Według Urmasa Elma, oficera policji, zebranie zostało zarejestrowane przez policję, w rezultacie czego śłużby podjęły specjalne działania aby zapobiec ewentualnym prowokacjom. "Naszym celem było zapewnienie porządku publicznego podczas spotkania oraz zadbanie o to, aby impreza minęła spokojnie i bez zakłóceń. Przerwaliśmy spotkanie publiczne, ponieważ obecne na nim osoby eksponowały emblematy wojenne i odmówiły ich usunięcia - powiedział Elmi.
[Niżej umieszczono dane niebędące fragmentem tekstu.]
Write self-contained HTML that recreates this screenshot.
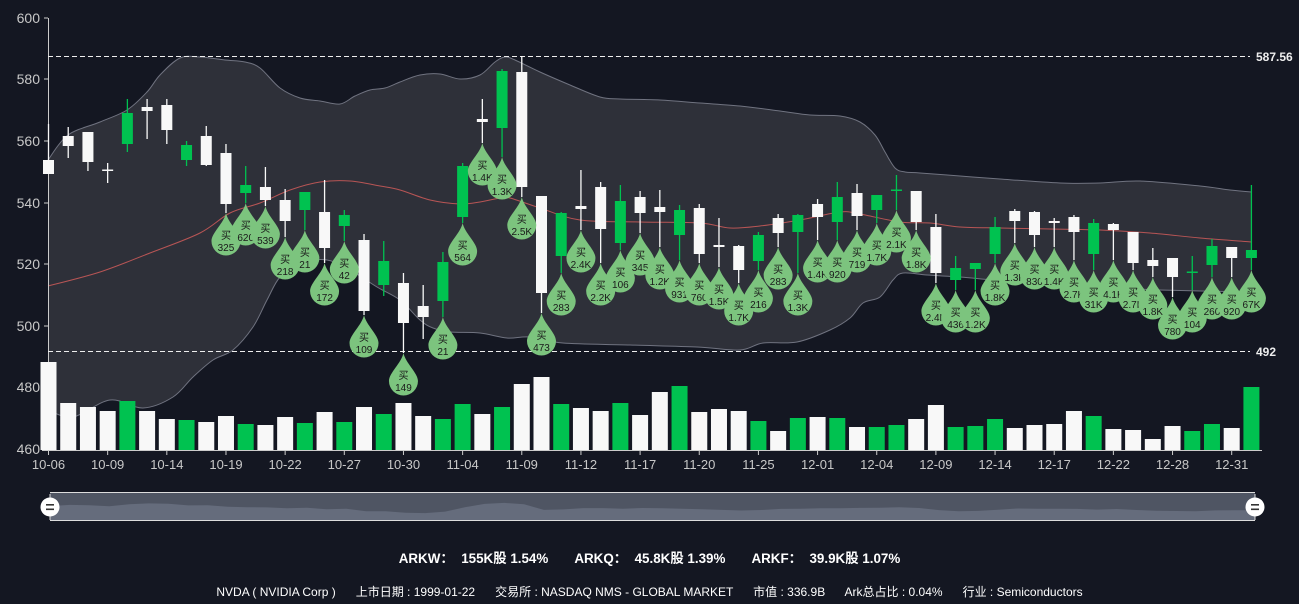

Policja na co dzień zwraca uwagę na używanie symboli wojennych, rozmawia z osobami je eksponującymi i tłumaczy, że są to działania prowokacyjne. Jeśli dana osoba nie zgadza się na usunięcie symbolu, policja reaguje stanowczo i z reguły wszczynane jest postępowanie w sprawie o wykroczenie.
Warto zauważyć, że oprócz nadal napiętej atmosfery wśród mieszkańców, utrzymuje się napięcie w Radzie Miasta Narwy. Burmistrz Narwy, Katri Raik zapowiedziała, że możliwe, że zrezygnuje ze stanowiska, jednak jest to bardziej spowodowane odejściem z samorządowej koalicji radnych partii Eesti 200. Zdaniem Denisa Larczenki, lidera regionu w Eesti 200, upadek koalicji był oczywisty, gdy koalicjantowi nie udało się zapewnić głosów i poparcia dla decyzji o przeniesieniu pomnika czołgu.